Daddy, Daddy (Lk 11:9)

Daddy, Daddy  (Lk 11:9)

    “So I say to you: Ask, and it will be given to you; seek, and you will find; knock, and the door will be opened to you.  For the one who asks always receives; the one who seeks always finds; the one who knocks will always have the door opened to him.”

    This is a most extraordinary promise of Jesus, so much so, that I am tempted to label it as another of his exaggerations, like “plucking out my eye”.  But the context, where this promise is nestled in the Words of God, does not allow this option.  It can only be understood in its context -in the lavish love, of a doting Father, upon a child in need.

    This promise is preceded by the disciples asking Jesus to teach them how to pray.  First, Jesus gives them the words of the “Our Father”, the universal outline for prayer: with its call to praise the Name-Above-All-Names; to desire God’s plan for our lives; to present our needs as a sinner in need of forgiving others; all while beseeching the Father’s protection from the evil surrounding us.

Jesus then presents his Father as a friend who we can approach with unflinching confidence, even as one who we could drag out of a warm bed in the middle of the night, waking up his sleeping kids with the ruckus of unbolting a triple locked door, all to procure a minor need that could have waited till morning.
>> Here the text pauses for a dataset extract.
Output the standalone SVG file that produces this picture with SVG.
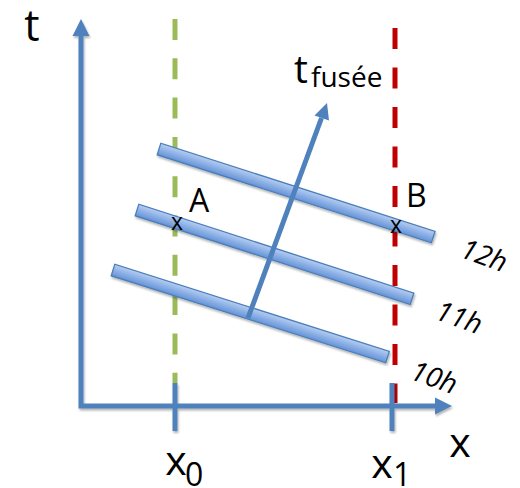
<svg xmlns="http://www.w3.org/2000/svg" width="520" height="488" viewBox="0 0 520 488">
<style>
.ax{stroke:#4f81bd;stroke-width:5;fill:none}
.ah{fill:#4f81bd}
.bar{fill:url(#bg);stroke:#4a7ebb;stroke-width:1.3}
.lbl{font-family:"Open Sans","Liberation Sans",sans-serif;fill:#000}
.hr{font-family:"Open Sans","Liberation Sans",sans-serif;font-style:italic;font-size:28px;text-anchor:middle}
</style>
<defs>
<linearGradient id="bg" x1="0" y1="0" x2="0" y2="1">
<stop offset="0" stop-color="#b7cef0"/>
<stop offset="0.5" stop-color="#8cb0e6"/>
<stop offset="1" stop-color="#6593d6"/>
</linearGradient>
<filter id="sh" x="-10%" y="-10%" width="120%" height="120%">
<feDropShadow dx="1" dy="2" stdDeviation="1.2" flood-color="#000" flood-opacity="0.3"/>
</filter>
</defs>
<rect width="520" height="488" fill="#fff"/>
<g id="guides">
<line x1="175" y1="19" x2="175" y2="383" stroke="#9bbb59" stroke-width="5" stroke-dasharray="21 18.3"/>
<line x1="395" y1="28" x2="395" y2="403" stroke="#c00000" stroke-width="5" stroke-dasharray="21 18.5"/>
</g>
<g id="axes" filter="url(#sh)">
<polyline class="ax" points="81,35 81,406 436,406"/>
<polygon class="ah" points="81,19 89.5,36 72.5,36"/>
<polygon class="ah" points="452,406 435,397.5 435,414.5"/>
<line class="ax" x1="175" y1="383" x2="175" y2="431"/>
<line class="ax" x1="392" y1="383" x2="392" y2="431"/>
</g>
<g id="bars" filter="url(#sh)">
<rect class="bar" x="0" y="-6" width="288" height="12" transform="translate(159,149) rotate(17.8)"/>
<rect class="bar" x="0" y="-6" width="289" height="12" transform="translate(137,210) rotate(17.9)"/>
<rect class="bar" x="0" y="-6" width="288" height="12" transform="translate(113,270) rotate(17.6)"/>
</g>
<g id="rocket-axis">
<line class="ax" x1="248" y1="318" x2="321.5" y2="118"/>
<polygon class="ah" points="327,103 329,120.6 314.5,115.4"/>
</g>
<g id="labels" class="lbl">
<text x="32" y="41" font-size="43" text-anchor="middle">t</text>
<text x="301" y="83" font-size="39" text-anchor="middle">t</text>
<text x="311" y="87" font-size="28">fusée</text>
<text x="199" y="212" font-size="32" text-anchor="middle">A</text>
<text x="406" y="207" font-size="32">B</text>
<text x="177" y="230" font-size="23" text-anchor="middle">x</text>
<text x="396" y="233" font-size="23" text-anchor="middle">x</text>
<text x="460" y="457" font-size="41" text-anchor="middle">x</text>
<text x="176" y="475" font-size="41" text-anchor="middle">x</text>
<text x="185" y="486" font-size="32">0</text>
<text x="382" y="478" font-size="41" text-anchor="middle">x</text>
<text x="393" y="486" font-size="32">1</text>
</g>
<g id="hour-labels" class="lbl">
<text class="hr" transform="translate(484,256) rotate(20)" y="9">12h</text>
<text class="hr" transform="translate(459,318) rotate(20)" y="9">11h</text>
<text class="hr" transform="translate(434,378) rotate(20)" y="9">10h</text>
</g>
</svg>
With the stage set in this lavish love of his Father, Jesus now reveals the sacred formula for prayer which promises a response from God: that when we ask Abba, Daddy, when we present our needs into His Loving Ear, we will always receive; that when we seek, when we look for His Hidden Face, we will always find; and when we knock, when we tug on our Father’s garment with expectant eyes, we will always have the door opened to us.

This Promise-Made is the Word of God already spoken.  It cannot be taken back.  It is now Eternal Truth.  It is forever for God to make it so, and it is forever for us to say, “Amen!  Make it so!”  As a child of God, I have found the freedom of being real before Him, and so this morning as I pondered this Scripture, I put it to question.  I believe that if I ask, I will receive, but I do not always receive; I believe that if I seek, I will find, but I do not always find; and I believe if I knock, doors will open, but again, they do not always.  

“So Lord, what’s up with the “always” part of your promise?”  I never fully grasp the power of God’s Word.  When my understanding of it does not correspond to my experience, I have long learned, that it is not God’s Word that is being challenged, but my finite experience.  I make a note of it, reflect on it, then read on, hoping the context will point me out of the shadows.  Often it does.  Sometimes, I just have to live longer and come back to it.

But today, the context that followed was illuminating.  Jesus compares His Father’s response to our prayers, to that of our response to our children’s need for food.  And since God’s love infinitely exceeds ours, so does God’s response to our prayer, exceed our expectation:  “If you then, who are evil, know how to give your children what is good, how much more will the heavenly Father give the Holy Spirit to those who ask him!'”  

What I have come to understand of this wonderful promise, that when I Ask, Seek and Knock, God’s Holy Spirit is ALWAYS operative.  When I bring my unmet needs, my brokenness, my darkness, my hopes before my Daddy, He is pouring out His Spirit upon me before I get to ask -as He sees me coming, for He is always waiting to respond.  When I am asking, seeking and knocking, it is not my prayer life -it is my life.  It is only secondarily a means to my wants.  It is primarily, a means to my end.